I fail to see what the difference in this is, and how it can cause the error.. Diesel and rocket-sync-db-pools are the only "new" crates to all of this - Bolt-rs and everything else has been running fine until now (Not to say that these can't be the error).

Do you have any idea on how i can proceed from here or maybe some clarity as to how/why this can happen?

Okay - Figured out originates in the library where i'm using diesel. I'm able to replicate it there. I will try pulling dependencies again...

@weiznich it was openssl that was imported in the library using the Vendored feature - It was some legacy stuff from when we tried to get the binary working on MUSL images - Sorry for the inconvenience, but thank you for the help!

Thanks for coming back and leaving that comment here 👍 It's always helpful to know that the issue is resolved.

I'm closing this issue now as a upstream libpq issue with recent openssl versions (>= 3.2). It's fixed in libpq 16.2.

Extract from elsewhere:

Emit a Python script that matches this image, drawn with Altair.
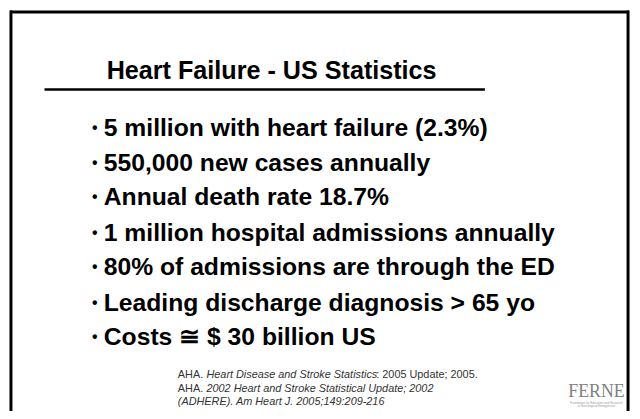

For any future person that encounters this issue again, please double check:

  • Whether you depend on openssl 3.2 or newer
  • Whether you depend on libpq 16.1 or older

Please carefully check where these dependencies are loaded from, as your rust dependency tree might link one or the other dependency statically or your runtime system might provide different versions than used at compile time. If you answer one of these questions above with "Yes" you need adjust one of these dependencies to a compatible version.